Changing lives: Great teachers
I loved reading in this issue about great teachers, teachers who have a way of changing lives. I found it impossible not to think about the teachers who changed me. My best college teacher was Sid Wise, professor of government at Franklin and Marshall College. He was short, funny, brilliant and engaging. I had done well in high school without exerting myself, something teachers always pointed out to my parents: “Doesn’t work up to his potential.” I wrote my first blue book exam for Professor Wise with breezy self-confidence. My life changed when the tests were returned. Wise wrote: “Mr. Buchanan: Lincoln said, ‘You can fool all the people some of the time and some of the people all the time, but you can’t fool me at all.’ D-.”
I was stunned, angry, insulted, humiliated—and converted. When I went to talk to him and explained that nothing like this had ever happened to me, he said, “You’re not working hard enough. You weren’t prepared. Work harder. Prepare better. You’ll get better grades.”
That is what I did. I even majored in government. I was (to his amusement) the only one of the government majors to head off to divinity school.
At Chicago Theological Seminary and the Divinity School of the University of Chicago, then the Federated Theological Faculties, I encountered an amazing group of distinguished scholars, including Joe Sittler, Bernard Loomer, Bernard Meland, J. S. Whale (a visiting professor in theology, from Britain), J. Coert Rylaarsdam, Robert Grant, Marcus Barth, Gibson Winter, Seward Hiltner, Granger Westberg, Mircea Eliade, Nathan Scott and James Nichols. I was so unsophisticated that I had no idea how privileged I was to learn from them.

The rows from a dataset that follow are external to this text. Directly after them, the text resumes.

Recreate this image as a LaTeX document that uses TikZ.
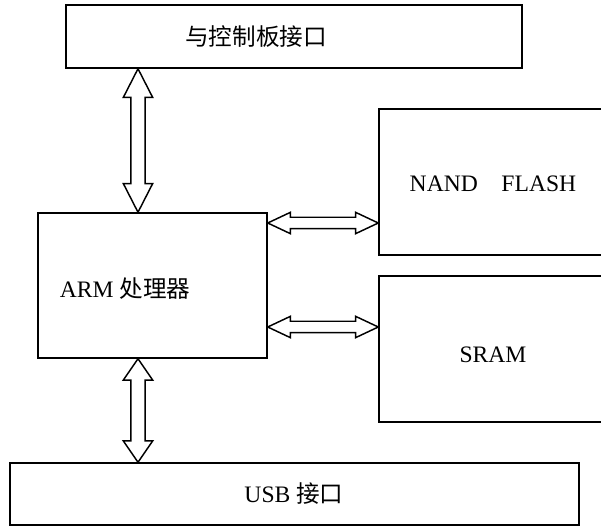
\documentclass[tikz,border=0pt]{standalone}
\usepackage{fontspec}
\setmainfont{Liberation Serif}
\newfontfamily\cjk{Noto Sans CJK SC}
\usepackage{tikz}
\usetikzlibrary{positioning, calc}

\tikzset{
  blk/.style={draw, line width=1.1pt, inner sep=0pt},
  lbl/.style={font=\fontsize{17.7}{21}\selectfont, inner sep=0pt},
  busline/.style={line width=1.1pt, line join=miter},
}

% two-headed bus arrow: ends, head length, head half width, shaft half width
\newcommand{\dblarrow}[5]{%
  \coordinate (da) at (#1);
  \coordinate (db) at (#2);
  \coordinate (ha) at ($(da)!#3!(db)$);
  \coordinate (hb) at ($(db)!#3!(da)$);
  \draw[busline] (da) -- ($(ha)!#4!90:(db)$) -- ($(ha)!#5!90:(db)$)
    -- ($(hb)!#5!-90:(da)$) -- ($(hb)!#4!-90:(da)$) -- (db)
    -- ($(hb)!#4!90:(da)$) -- ($(hb)!#5!90:(da)$)
    -- ($(ha)!#5!-90:(db)$) -- ($(ha)!#4!-90:(db)$) -- cycle;
}

\begin{document}
\begin{tikzpicture}[x=0.75pt, y=-0.75pt]
  \useasboundingbox (0,0) rectangle (601,527);

  % boxes
  \node[blk, minimum width=456*0.75pt, minimum height=63*0.75pt] (panel) at (294,36.5) {};
  \node[blk, minimum width=229*0.75pt, minimum height=145*0.75pt] (arm) at (152.5,285.5) {};
  \node[blk, minimum width=240*0.75pt, minimum height=146*0.75pt] (nand) at (499,182) {};
  \node[blk, minimum width=240*0.75pt, minimum height=146*0.75pt] (sram) at (499,349) {};
  \node[blk, minimum width=569*0.75pt, minimum height=62*0.75pt] (usb) at (294.5,494) {};

  % labels
  \node[lbl] (panel-txt) at (256,37) {\cjk 与控制板接口};
  \node[lbl] (arm-txt) at (125,289) {ARM \cjk 处理器};
  \node[lbl] (nand-txt) at (493,184) {NAND\quad FLASH};
  \node[lbl] (sram-txt) at (493,355) {SRAM};
  \node[lbl] (usb-txt) at (294,494) {USB {\cjk 接口}};

  % buses
  \coordinate (vbus) at (138,0);
  \coordinate (hbus1) at (0,223);
  \coordinate (hbus2) at (0,327);
  \dblarrow{panel.south -| vbus}{arm.north -| vbus}{21.5pt}{11pt}{5.4pt}
  \dblarrow{arm.south -| vbus}{usb.north -| vbus}{16pt}{11pt}{5.4pt}
  \dblarrow{arm.east |- hbus1}{nand.west |- hbus1}{17pt}{8pt}{4.3pt}
  \dblarrow{arm.east |- hbus2}{sram.west |- hbus2}{17pt}{8pt}{4.3pt}
\end{tikzpicture}
\end{document}
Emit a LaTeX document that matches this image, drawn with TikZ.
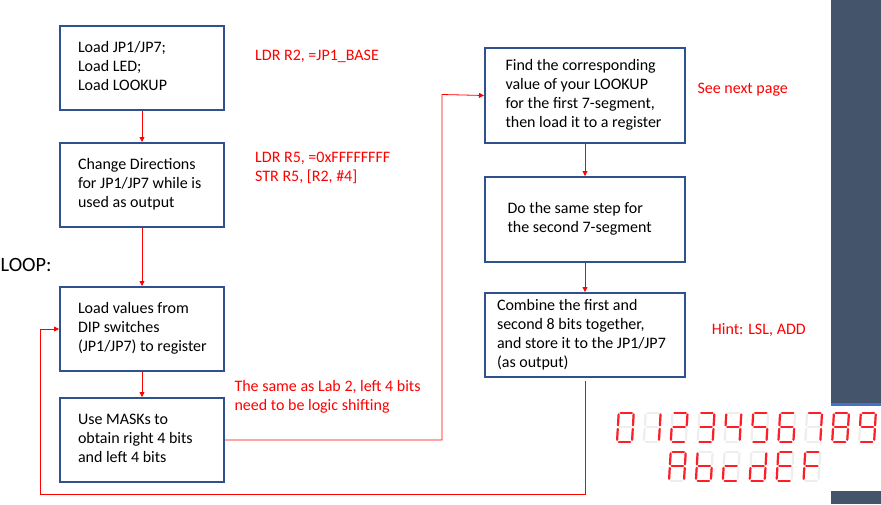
\documentclass[tikz,border=0pt]{standalone}
\usepackage{fontspec}
\setmainfont{Carlito}
\usetikzlibrary{arrows.meta}
\definecolor{boxblue}{RGB}{47,82,143}
\definecolor{barcol}{RGB}{68,84,106}
\definecolor{stripblue}{RGB}{68,114,196}
\definecolor{segred}{RGB}{255,30,40}
\definecolor{segoff}{RGB}{238,238,238}
\definecolor{linered}{RGB}{255,0,0}
\newcommand{\boxlines}[2]{\makebox[#1][l]{\begin{tabular}{@{}l@{}}#2\end{tabular}}}
\newcommand{\sevseg}[3]{%
  \begin{scope}[shift={(#1,-#2)}, xslant=0.06]
    \coordinate (sega1) at (1.8,29);   \coordinate (sega2) at (13.2,29);
    \coordinate (segb1) at (15,27.2);  \coordinate (segb2) at (15,16.3);
    \coordinate (segc1) at (15,12.7);  \coordinate (segc2) at (15,1.8);
    \coordinate (segd1) at (1.8,0);    \coordinate (segd2) at (13.2,0);
    \coordinate (sege1) at (0,1.8);    \coordinate (sege2) at (0,12.7);
    \coordinate (segf1) at (0,16.3);   \coordinate (segf2) at (0,27.2);
    \coordinate (segg1) at (1.8,14.5); \coordinate (segg2) at (13.2,14.5);
    \foreach \s in {a,b,c,d,e,f,g} \draw[segdim] (seg\s1) -- (seg\s2);
    \foreach \s in {#3} \draw[seglit] (seg\s1) -- (seg\s2);
  \end{scope}}
\begin{document}
\begin{tikzpicture}[x=1pt,y=1pt,
  font=\fontsize{16}{19}\selectfont,
  box/.style={draw=boxblue, line width=2pt, anchor=north west,
    minimum height=84pt, inner ysep=0pt, text=black},
  redtxt/.style={text=linered, anchor=base west, align=left, inner sep=0pt},
  conn/.style={draw=linered, line width=0.8pt},
  arr/.style={conn, -{Triangle[length=5pt,width=5pt]}},
  seglit/.style={draw=segred, line width=2.2pt, line cap=round},
  segdim/.style={draw=segoff, line width=2.2pt, line cap=round}]
\useasboundingbox (0,0) rectangle (881,-504);
\fill[white] (0,0) rectangle (881,-504);
% right bar
\fill[barcol] (831,0) rectangle (881,-402.7);
\fill[stripblue] (831,-402.7) rectangle (881,-406);
\fill[barcol] (831,-491) rectangle (881,-504);

% boxes
\node[box, inner xsep=18pt] (box1) at (59,-25)
  {\boxlines{128pt}{Load JP1/JP7;\\Load LED;\\Load LOOKUP}};
\node[box, inner xsep=18pt] (box2) at (59,-142)
  {\boxlines{128pt}{Change Directions\\for JP1/JP7 while is\\used as output}};
\node[box, inner xsep=18pt] (box3) at (59,-286)
  {\boxlines{128pt}{Load values from\\DIP switches\\(JP1/JP7) to register}};
\node[box, inner xsep=18pt] (box4) at (59,-397)
  {\boxlines{128pt}{Use MASKs to\\obtain right 4 bits\\and left 4 bits}};
\node[box, inner xsep=20.5pt, minimum height=95pt] (box5) at (484,-47)
  {\boxlines{159pt}{Find the corresponding\\value of your LOOKUP\\for the first 7-segment,\\then load it to a register}};
\node[box, inner xsep=22.5pt, minimum height=85pt] (box6) at (484,-176)
  {\boxlines{155pt}{Do the same step for\\the second 7-segment}};
\node[box, inner xsep=12pt, minimum height=84pt] (box7) at (484,-292)
  {\boxlines{176pt}{Combine the first and\\second 8 bits together,\\and store it to the JP1/JP7\\(as output)}};

% red notes
\node[redtxt] (t1) at (255,-60) {LDR R2, =JP1\_BASE};
\node[redtxt] (t2) at (255,-181.7) {LDR R5, =0xFFFFFFFF\\STR R5, [R2, \#4]};
\node[redtxt] (t3) at (234.3,-410) {The same as Lab 2, left 4 bits\\need to be logic shifting};
\node[redtxt] (t4) at (697.3,-93.3) {See next page};
\node[redtxt] (t5) at (711.7,-334) {Hint: LSL, ADD};
\node[anchor=base west, inner sep=0pt, font=\fontsize{20.3}{23}\selectfont] (loop) at (0.5,-271.7) {LOOP:};

% connectors
\coordinate (j1) at (442,-94.5);
\coordinate (lb) at (40,-494.3);
\draw[arr] (box1.south) -- (box2.north);
\draw[arr] (box2.south) -- (box3.north);
\draw[arr] (box3.south) -- (box4.north);
\draw[arr] (box4.east) -| (j1) -- (box5.west);
\draw[arr] (box5.south) -- (box6.north);
\draw[arr] (box6.south) -- (box7.north);
\draw[arr] ([yshift=-3pt]box7.south) |- (lb) |- (box3.west);

% seven segment digits
\sevseg{617}{441.6}{a,b,c,d,e,f}
\sevseg{643.9}{441.6}{b,c}
\sevseg{670.8}{441.6}{a,b,g,e,d}
\sevseg{697.7}{441.6}{a,b,g,c,d}
\sevseg{724.6}{441.6}{f,g,b,c}
\sevseg{751.5}{441.6}{a,f,g,c,d}
\sevseg{778.4}{441.6}{a,f,g,e,d,c}
\sevseg{805.3}{441.6}{a,b,c}
\sevseg{832.2}{441.6}{a,b,c,d,e,f,g}
\sevseg{859.1}{441.6}{a,b,c,d,f,g}
\sevseg{669}{480.6}{a,b,c,e,f,g}
\sevseg{695.9}{480.6}{f,e,d,c,g}
\sevseg{722.8}{480.6}{g,e,d}
\sevseg{749.7}{480.6}{b,c,d,e,g}
\sevseg{776.6}{480.6}{a,f,g,e,d}
\sevseg{803.5}{480.6}{a,f,g,e}
\end{tikzpicture}
\end{document}
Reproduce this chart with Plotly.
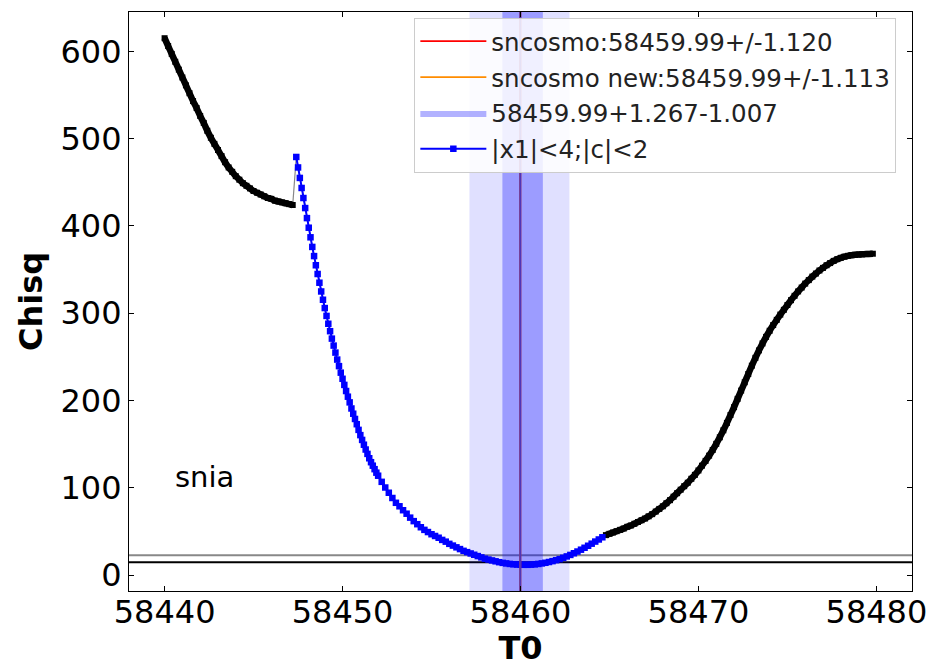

This was an era before people became interested in spirituality. “Spiritual formation” was something I had neither heard nor thought about. The student body was diverse and dispersed. Students were there for different reasons, and we hardly knew one another. Most of us still don’t, for that matter; there are no class reunions.
But once a week there was a service in the chapel. Not everyone attended. I did. And so through the weeks I saw one famous scholar after another read scripture and preach a sermon. I don’t remember a thing about the content of those sermons. But the experience of sitting in worship as those venerable scholars became preachers, servants and stewards of the Word was life-changing for me. I thank God for every one of them.